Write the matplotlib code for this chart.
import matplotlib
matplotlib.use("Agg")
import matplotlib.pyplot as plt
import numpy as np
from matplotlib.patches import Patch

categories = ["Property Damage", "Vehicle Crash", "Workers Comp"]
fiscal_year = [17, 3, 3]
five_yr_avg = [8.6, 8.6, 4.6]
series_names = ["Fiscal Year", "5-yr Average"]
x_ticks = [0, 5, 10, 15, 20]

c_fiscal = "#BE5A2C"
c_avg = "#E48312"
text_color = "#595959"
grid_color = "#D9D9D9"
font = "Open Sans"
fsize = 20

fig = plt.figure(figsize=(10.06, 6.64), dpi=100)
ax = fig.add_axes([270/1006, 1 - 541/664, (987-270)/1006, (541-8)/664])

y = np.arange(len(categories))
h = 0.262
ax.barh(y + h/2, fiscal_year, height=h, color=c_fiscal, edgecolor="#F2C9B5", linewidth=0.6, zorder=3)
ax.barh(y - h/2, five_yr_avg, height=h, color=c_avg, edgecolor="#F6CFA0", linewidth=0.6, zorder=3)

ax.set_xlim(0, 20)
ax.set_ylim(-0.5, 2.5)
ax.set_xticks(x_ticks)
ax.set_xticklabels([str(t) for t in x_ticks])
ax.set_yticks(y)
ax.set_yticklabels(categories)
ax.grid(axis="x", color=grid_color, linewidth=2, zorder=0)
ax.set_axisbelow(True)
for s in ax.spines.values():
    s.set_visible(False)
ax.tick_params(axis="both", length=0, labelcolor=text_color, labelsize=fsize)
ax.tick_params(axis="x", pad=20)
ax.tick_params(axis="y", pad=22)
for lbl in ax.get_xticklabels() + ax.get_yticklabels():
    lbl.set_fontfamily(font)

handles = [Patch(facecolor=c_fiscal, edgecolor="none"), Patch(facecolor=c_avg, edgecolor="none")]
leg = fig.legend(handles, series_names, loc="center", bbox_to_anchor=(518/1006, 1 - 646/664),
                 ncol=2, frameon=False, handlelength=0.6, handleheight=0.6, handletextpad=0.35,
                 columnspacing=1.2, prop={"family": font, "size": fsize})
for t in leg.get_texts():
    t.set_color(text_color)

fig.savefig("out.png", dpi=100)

______

* Your objective:
Each line must be given again exactly as written above.

* Finished exercise:
Write the matplotlib code for this chart.
import matplotlib
matplotlib.use("Agg")
import matplotlib.pyplot as plt
import numpy as np
from matplotlib.patches import Patch

categories = ["Property Damage", "Vehicle Crash", "Workers Comp"]
fiscal_year = [17, 3, 3]
five_yr_avg = [8.6, 8.6, 4.6]
series_names = ["Fiscal Year", "5-yr Average"]
x_ticks = [0, 5, 10, 15, 20]

c_fiscal = "#BE5A2C"
c_avg = "#E48312"
text_color = "#595959"
grid_color = "#D9D9D9"
font = "Open Sans"
fsize = 20

fig = plt.figure(figsize=(10.06, 6.64), dpi=100)
ax = fig.add_axes([270/1006, 1 - 541/664, (987-270)/1006, (541-8)/664])

y = np.arange(len(categories))
h = 0.262
ax.barh(y + h/2, fiscal_year, height=h, color=c_fiscal, edgecolor="#F2C9B5", linewidth=0.6, zorder=3)
ax.barh(y - h/2, five_yr_avg, height=h, color=c_avg, edgecolor="#F6CFA0", linewidth=0.6, zorder=3)

ax.set_xlim(0, 20)
ax.set_ylim(-0.5, 2.5)
ax.set_xticks(x_ticks)
ax.set_xticklabels([str(t) for t in x_ticks])
ax.set_yticks(y)
ax.set_yticklabels(categories)
ax.grid(axis="x", color=grid_color, linewidth=2, zorder=0)
ax.set_axisbelow(True)
for s in ax.spines.values():
    s.set_visible(False)
ax.tick_params(axis="both", length=0, labelcolor=text_color, labelsize=fsize)
ax.tick_params(axis="x", pad=20)
ax.tick_params(axis="y", pad=22)
for lbl in ax.get_xticklabels() + ax.get_yticklabels():
    lbl.set_fontfamily(font)

handles = [Patch(facecolor=c_fiscal, edgecolor="none"), Patch(facecolor=c_avg, edgecolor="none")]
leg = fig.legend(handles, series_names, loc="center", bbox_to_anchor=(518/1006, 1 - 646/664),
                 ncol=2, frameon=False, handlelength=0.6, handleheight=0.6, handletextpad=0.35,
                 columnspacing=1.2, prop={"family": font, "size": fsize})
for t in leg.get_texts():
    t.set_color(text_color)

fig.savefig("out.png", dpi=100)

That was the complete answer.